By 2009, KKR had had enough. That year, KKR co-founder Henry Kravis joined First Data’s board, one of only two such businesses in KKR’s roughly 70-company portfolio where he holds a seat. Another senior KKR adviser became First Data’s chairman. KKR also revamped First Data’s management team and Capellas left. The company moved from Denver back to Atlanta, which it had left in 2001.
First Data also cut more jobs. Company-wide employment dropped from 29,000 at the beginning of 2007 to about 24,000 now. But the company has added about 650 people in Georgia since opening its Sandy Springs headquarters, said Swearngan.
Since First Data’s overhaul, the company has become a more efficient competitor, with improving finances, say company officials and industry analysts. First Data’s cash flows — the performance yardstick private equity firms use, rather than conventionally-measured profits — are expected to be nearly $2.5 billion this year, up more than 22 percent from 2010.
“It’s a work in progress,” said analyst Johnson. “I think that they are going to be a lot more competitive going forward.”
In 2010, First Data began renegotiating about $20 billion in debt that was to come due in 2014 and 2015, extending their due dates to 2017 and beyond. In many cases, the company ended up paying millions of dollars in fees and slightly higher interest rates — even as market interest rates fell, allowing many other companies to reduce their debt load. But First Data officials said the renegotiated debt deals amounted to a vote of confidence.

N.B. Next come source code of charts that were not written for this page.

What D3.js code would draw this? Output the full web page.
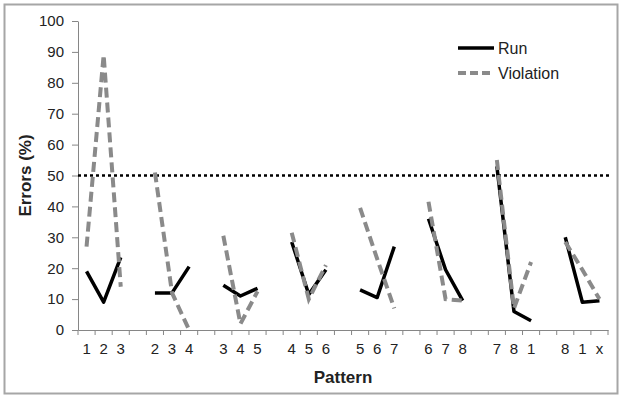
<!DOCTYPE html>
<html>
<head>
<meta charset="utf-8">
<script src="https://cdn.jsdelivr.net/npm/d3@7"></script>
<style>
  body { margin: 0; background: #fff; }
  text { font-family: "Liberation Sans", Arial, sans-serif; }
</style>
</head>
<body>
<div id="chart"></div>
<script>
// pattern groups shown along the x axis (one empty slot between groups)
const groups = [
  ["1", "2", "3"], ["2", "3", "4"], ["3", "4", "5"], ["4", "5", "6"],
  ["5", "6", "7"], ["6", "7", "8"], ["7", "8", "1"], ["8", "1", "x"]
];
const runValues = [
  [19, 9, 23.5], [12, 12, 20.5], [14.5, 11, 13.5], [28.5, 11.5, 19.5],
  [13, 10.5, 27], [36, 19.5, 9.5], [53, 6, 3], [30, 9, 9.5]
];
const violationValues = [
  [27, 89, 14], [51, 12, 0], [30.5, 2, 12.5], [31.5, 10, 21],
  [39.5, 23, 7], [41.5, 10, 9.5], [55, 7, 22], [28.5, 19.5, 10]
];
const yTicks = [0, 10, 20, 30, 40, 50, 60, 70, 80, 90, 100];
const threshold = 50;
const seriesNames = ["Run", "Violation"];

const svgWidth = 625, svgHeight = 400;
const margin = {top: 21, right: 17, bottom: 70, left: 78};

const svg = d3.select("#chart").append("svg")
  .attr("width", svgWidth)
  .attr("height", svgHeight);

// outer frame
svg.append("rect")
  .attr("x", 4.5).attr("y", 4.5)
  .attr("width", 613).attr("height", 389)
  .attr("fill", "none")
  .attr("stroke", "#a6a6a6")
  .attr("stroke-width", 2);

// build slot keys: 3 per group, plus a gap slot between groups
let slots = [];
let labelOf = {};
groups.forEach((g, gi) => {
  g.forEach((lab, i) => {
    const k = `g${gi}-${i}`;
    slots.push(k);
    labelOf[k] = lab;
  });
  if (gi < groups.length - 1) {
    slots.push(`gap${gi}`);
    labelOf[`gap${gi}`] = "";
  }
});

const x = d3.scaleBand()
  .domain(slots)
  .range([margin.left, svgWidth - margin.right])
  .padding(0);

const y = d3.scaleLinear()
  .domain([0, 100])
  .range([svgHeight - margin.bottom, margin.top]);

const xc = k => x(k) + x.bandwidth() / 2;

// y axis
const gY = svg.append("g")
  .attr("transform", `translate(${margin.left},0)`)
  .call(d3.axisLeft(y).tickValues(yTicks).tickSize(6).tickPadding(8).tickSizeOuter(0));
gY.select(".domain").attr("stroke", "#868686");
gY.selectAll(".tick line").attr("stroke", "#868686");
gY.selectAll(".tick text")
  .attr("font-size", 15)
  .attr("font-family", "Liberation Sans, Arial, sans-serif")
  .attr("fill", "#222");

// x axis: labels at slot centres, ticks at slot boundaries
const gX = svg.append("g")
  .attr("transform", `translate(0,${y(0)})`)
  .call(d3.axisBottom(x).tickSize(0).tickPadding(13).tickFormat(k => labelOf[k]).tickSizeOuter(0));
gX.select(".domain").attr("stroke", "#868686");
gX.selectAll(".tick text")
  .attr("font-size", 15)
  .attr("font-family", "Liberation Sans, Arial, sans-serif")
  .attr("fill", "#222");

const bounds = slots.map(k => x(k)).concat([x.range()[1]]);
gX.selectAll("line.bound")
  .data(bounds)
  .enter().append("line")
    .attr("class", "bound")
    .attr("x1", d => d).attr("x2", d => d)
    .attr("y1", 0).attr("y2", 5)
    .attr("stroke", "#868686");

// axis titles
svg.append("text")
  .attr("transform", `translate(31,${(y(0) + y(100)) / 2}) rotate(-90)`)
  .attr("text-anchor", "middle")
  .attr("font-size", 17)
  .attr("font-weight", "bold")
  .attr("fill", "#222")
  .text("Errors (%)");

svg.append("text")
  .attr("x", (x.range()[0] + x.range()[1]) / 2)
  .attr("y", 383)
  .attr("text-anchor", "middle")
  .attr("font-size", 17)
  .attr("font-weight", "bold")
  .attr("fill", "#222")
  .text("Pattern");

// 50% reference line
svg.append("line")
  .attr("x1", x.range()[0]).attr("x2", x.range()[1] + 3)
  .attr("y1", y(threshold)).attr("y2", y(threshold))
  .attr("stroke", "#000")
  .attr("stroke-width", 2.5)
  .attr("stroke-dasharray", "3,3");

const line = d3.line()
  .x(d => xc(d.k))
  .y(d => y(d.v));

function toPoints(values, gi) {
  return values[gi].map((v, i) => ({k: `g${gi}-${i}`, v: v}));
}

// Run series
svg.append("g").selectAll("path")
  .data(groups.map((g, gi) => toPoints(runValues, gi)))
  .enter().append("path")
    .attr("d", line)
    .attr("fill", "none")
    .attr("stroke", "#000")
    .attr("stroke-width", 3.5)
    .attr("stroke-linejoin", "round");

// Violation series
svg.append("g").selectAll("path")
  .data(groups.map((g, gi) => toPoints(violationValues, gi)))
  .enter().append("path")
    .attr("d", line)
    .attr("fill", "none")
    .attr("stroke", "#8a8a8a")
    .attr("stroke-width", 4)
    .attr("stroke-dasharray", "10,5");

// legend
const legend = svg.append("g").attr("transform", "translate(458,48)");
const legStyles = [
  {stroke: "#000", width: 3.5, dash: null},
  {stroke: "#8a8a8a", width: 4, dash: "8,4"}
];
seriesNames.forEach((name, i) => {
  const row = legend.append("g").attr("transform", `translate(0,${i * 25})`);
  row.append("line")
    .attr("x1", 0).attr("x2", 36)
    .attr("y1", 0).attr("y2", 0)
    .attr("stroke", legStyles[i].stroke)
    .attr("stroke-width", legStyles[i].width)
    .attr("stroke-dasharray", legStyles[i].dash);
  row.append("text")
    .attr("x", 40).attr("y", 6)
    .attr("font-size", 16)
    .attr("fill", "#222")
    .text(name);
});
</script>
</body>
</html>
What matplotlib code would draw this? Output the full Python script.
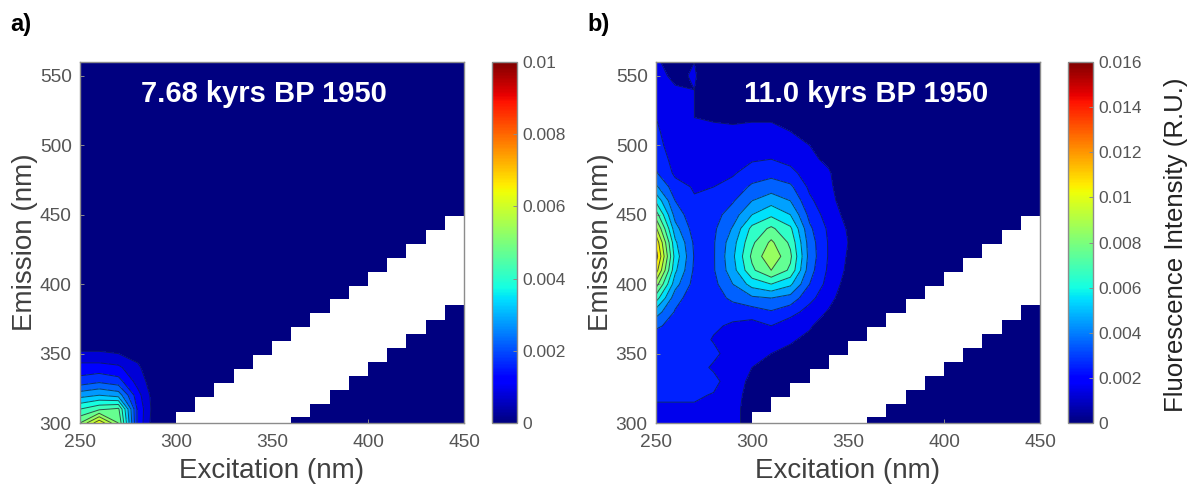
import numpy as np
import matplotlib
matplotlib.use('Agg')
import matplotlib.pyplot as plt
from matplotlib import cm
from matplotlib.colors import Normalize

plt.rcParams['font.family'] = ['Liberation Sans', 'DejaVu Sans']

excitation = [250, 260, 270, 280, 290, 300, 310, 320, 330, 340, 350, 360, 370, 380, 390, 400, 410, 420, 430, 440, 450]
emission = [300, 310, 320, 330, 340, 350, 360, 370, 380, 390, 400, 410, 420, 430, 440, 450, 460, 470, 480, 490, 500, 510, 520, 530, 540, 550, 560]

# panel a, emission 300 to 360, everything else is zero
a_ex250 = [.0050, .0040, .0028, .0017, .0012, .0006, 0]
a_ex260 = [.0064, .0044, .0030, .0019, .0012, .0006, 0]
a_ex270 = [.0050, .0046, .0028, .0017, .0011, .0005, 0]
a_ex280 = [.0014, .0014, .0012, .0008, .0006, .0003, 0]
a_ex290 = [0, .0001, .0001, .0001, 0, 0, 0]

# panel b, emission 300 to 560
b_ex250 = [.0012, .0019, .0021, .0026, .0021, .0028, .0024, .0032, .0045, .0065, .0085, .0105, .0115, .0108, .0092, .0075, .0058, .0042, .0031, .0027, .0024, .0022, .0020, .0018, .0014, .0013, .0012]
b_ex260 = [.0014, .0017, .0023, .0022, .0026, .0023, .0027, .0026, .0029, .0034, .0044, .0052, .0056, .0052, .0044, .0036, .0030, .0024, .0018, .0016, .0014, .0013, .0012, .0012, .0011, .0008, .0004]
b_ex270 = [.0015, .0018, .0022, .0024, .0026, .0023, .0026, .0024, .0023, .0024, .0026, .0028, .0029, .0028, .0025, .0023, .0021, .0019, .0016, .0014, .0013, .0012, .0010, .0010, .0010, .0011, .0010]
b_ex280 = [.0013, .0016, .0019, .0024, .0018, .0023, .0019, .0022, .0024, .0026, .0027, .0029, .0029, .0029, .0028, .0026, .0024, .0020, .0018, .0016, .0014, .0012, .0009, .0005, .0003, .0002, .0002]
b_ex290 = [.0012, .0012, .0012, .0012, .0013, .0014, .0016, .0018, .0025, .0032, .0040, .0046, .0048, .0046, .0041, .0035, .0029, .0023, .0019, .0017, .0014, .0012, .0008, 0, 0, 0, 0]
b_ex300 = [.0007, .0007, .0008, .0009, .0010, .0012, .0014, .0016, .0025, .0038, .0054, .0068, .0072, .0068, .0063, .0050, .0040, .0032, .0024, .0019, .0015, .0012, .0009, .0004, 0, 0, 0]
b_ex310 = [0, 0, 0, .0003, .0007, .0010, .0015, .0020, .0029, .0040, .0060, .0080, .0088, .0082, .0072, .0058, .0046, .0035, .0027, .0020, .0015, .0012, .0009, .0005, .0002, 0, 0]
b_ex320 = [0, 0, 0, .0002, .0005, .0008, .0011, .0014, .0024, .0036, .0052, .0068, .0072, .0068, .0062, .0050, .0040, .0032, .0023, .0017, .0013, .0010, .0006, .0002, 0, 0, 0]
b_ex330 = [0, 0, 0, 0, .0001, .0004, .0008, .0011, .0016, .0023, .0030, .0034, .0036, .0035, .0032, .0027, .0022, .0018, .0015, .0012, .0010, .0006, .0003, 0, 0, 0, 0]
b_ex340 = [0, 0, 0, 0, 0, 0, .0002, .0005, .0009, .0013, .0016, .0018, .0019, .0019, .0018, .0015, .0013, .0012, .0011, .0008, .0005, .0002, 0, 0, 0, 0, 0]
b_ex350 = [0, 0, 0, 0, 0, 0, 0, .0001, .0002, .0004, .0006, .0008, .0009, .0010, .0009, .0007, .0005, .0003, .0002, .0001, 0, 0, 0, 0, 0, 0, 0]

# white band (no data)
band_ex = [300, 310, 320, 330, 340, 350, 360, 370, 380, 390, 400, 410, 420, 430, 440, 450]
band_top = [308, 319, 329, 339, 349, 359, 369, 379, 389, 399, 409, 419, 429, 439, 449, 449]
band_bottom = [300, 300, 300, 300, 300, 300, 304, 314, 324, 334, 344, 354, 364, 374, 385, 385]

a_title = '7.68 kyrs BP 1950'
b_title = '11.0 kyrs BP 1950'
a_ticks = [0, 0.002, 0.004, 0.006, 0.008, 0.01]
a_ticklabels = ['0', '0.002', '0.004', '0.006', '0.008', '0.01']
b_ticks = [0, 0.002, 0.004, 0.006, 0.008, 0.01, 0.012, 0.014, 0.016]
b_ticklabels = ['0', '0.002', '0.004', '0.006', '0.008', '0.01', '0.012', '0.014', '0.016']
a_levels = np.arange(0, 0.01001, 0.0005)
b_levels = np.arange(0, 0.01601, 0.001)

W, H = 1196.0, 494.0
GRAY = '#8c8c8c'
TEXT = '#404040'
TICKTEXT = '#555555'


def box(x0, y0, x1, y1):
    return [x0 / W, 1 - y1 / H, (x1 - x0) / W, (y1 - y0) / H]


def make_grid(columns):
    z = np.zeros((len(emission), len(excitation)))
    for i, col in enumerate(columns):
        z[:len(col), i] = col
    return z


def draw_panel(fig, z, levels, vmax, ticks, ticklabels, title, x0, cb_x0, title_x, letter, letter_x):
    ax = fig.add_axes(box(x0, 62, x0 + 384, 423))
    ax.set_facecolor(cm.jet(0.0))
    # lowest band stays the darkest navy, the others use the middle of the band
    mids = (levels[:-1] + levels[1:]) / 2
    colors = [cm.jet(0.0)] + [cm.jet(m / vmax) for m in mids[1:]]
    ax.contourf(excitation, emission, z, levels=levels, colors=colors)
    ax.contour(excitation, emission, z, levels=levels[1:], colors='#10203a', linewidths=0.7, alpha=0.75)
    ax.fill_between(band_ex, band_bottom, band_top, step='post', color='white', lw=0, zorder=3)
    ax.set_xlim(250, 450)
    ax.set_ylim(300, 560)
    ax.set_xticks([250, 300, 350, 400, 450])
    ax.set_yticks([300, 350, 400, 450, 500, 550])
    ax.tick_params(direction='in', length=3, width=0.7, color=GRAY, labelcolor=TICKTEXT, labelsize=13.8)
    ax.tick_params(axis='x', pad=8)
    ax.tick_params(axis='y', pad=6)
    for s in ax.spines.values():
        s.set_color(GRAY)
        s.set_linewidth(1.0)
        s.set_zorder(5)
    ax.set_xlabel('Excitation (nm)', fontsize=20, color=TEXT, labelpad=5)
    ax.set_ylabel('Emission (nm)', fontsize=20, color=TEXT, labelpad=1)
    fig.text(title_x / W, 1 - 94 / H, title, color='white', fontsize=21, fontweight='bold', ha='center', va='center')
    fig.text(letter_x / W, 1 - 25 / H, letter, color='black', fontsize=17, fontweight='bold', ha='left', va='center')

    cax = fig.add_axes(box(cb_x0, 62, cb_x0 + 25, 423))
    cb = fig.colorbar(cm.ScalarMappable(Normalize(0, vmax), cm.jet), cax=cax)
    cb.set_ticks(ticks)
    cb.set_ticklabels(ticklabels)
    cax.tick_params(direction='in', length=3, width=0.7, color=GRAY, labelcolor=TICKTEXT, labelsize=12.5, pad=4)
    cb.outline.set_edgecolor(GRAY)
    cb.outline.set_linewidth(1.0)
    return cax


fig = plt.figure(figsize=(W / 100, H / 100), dpi=100)

z_a = make_grid([a_ex250, a_ex260, a_ex270, a_ex280, a_ex290])
z_b = make_grid([b_ex250, b_ex260, b_ex270, b_ex280, b_ex290, b_ex300, b_ex310, b_ex320, b_ex330, b_ex340, b_ex350])

draw_panel(fig, z_a, a_levels, 0.01, a_ticks, a_ticklabels, a_title, 80, 492, 264, 'a)', 10)
draw_panel(fig, z_b, b_levels, 0.016, b_ticks, b_ticklabels, b_title, 656, 1068, 866, 'b)', 587)

fig.text(1176 / W, 1 - 245 / H, 'Fluorescence Intensity (R.U.)', rotation=90, fontsize=18.6, color='#222222', ha='center', va='center')

fig.savefig('out.png', dpi=100)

After the new debt agreements, everyone “breathed a sigh of relief,” said Grover. Without the deals, “it was very hard to see how they could possibly meet their obligations.”
If the economy keeps growing and interest rates don’t jump, said Grover, First Data probably has bought enough time to pay down its debt and someday provide KKR and its partners with their much-delayed exit strategy.
“They can grow their way out of this,” he said.